Loneliness on Journey
旅愁
- Date:
- 1934
- Medium:
- Oil on canvas
Description
Loneliness on Journey (旅愁) is a 120.5 × 82 cm oil on canvas painted by Migishi Kōtarō in 1934, exhibited the same year alongside Butterflies Crossing the Ocean as a pair, and like that painting belonging until the late twentieth century to the collection of the Gōra Hotel in Hakone, where it hung in the dining room. The composition shows a solitary figure in an open landscape under a luminous, atmospheric sky — a low horizon, a single small figure at the lower edge, and a band of slanting light above — that draws together the figural concerns of Migishi's earlier work and the unmoored, surrealist horizons of his 1934 seascapes.

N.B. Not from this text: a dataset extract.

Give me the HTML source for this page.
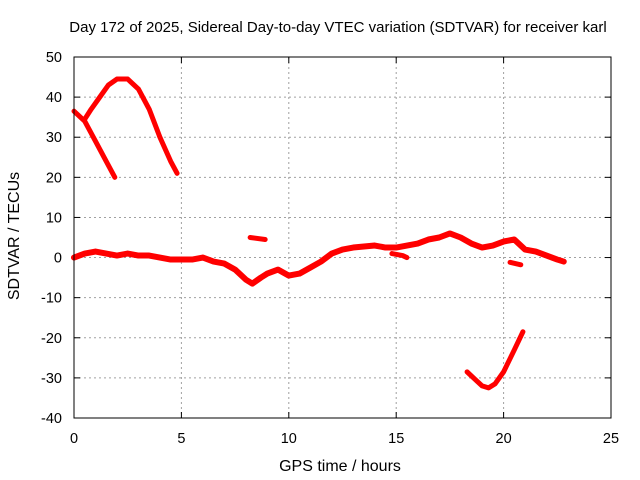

The title (旅愁, ryoshū) is a classical Japanese term for the melancholy of travel, particularly the melancholy of being far from home and from beloved companions, and the painting reads in retrospect as a premonition of the journey to Nagoya that Migishi would make in late June 1934 to install a café mural — the journey on which he died of a perforated peptic ulcer in his Nagoya inn on the night of 1 July, aged thirty-one. The Gōra Hotel's eventual closure dispersed its art collection, and the painting's current location is undocumented as of recent published surveys; it survives in high-quality reproductions from the Kodansha 1963 monograph and from Japanese exhibition catalogues of the 1980s and 1990s.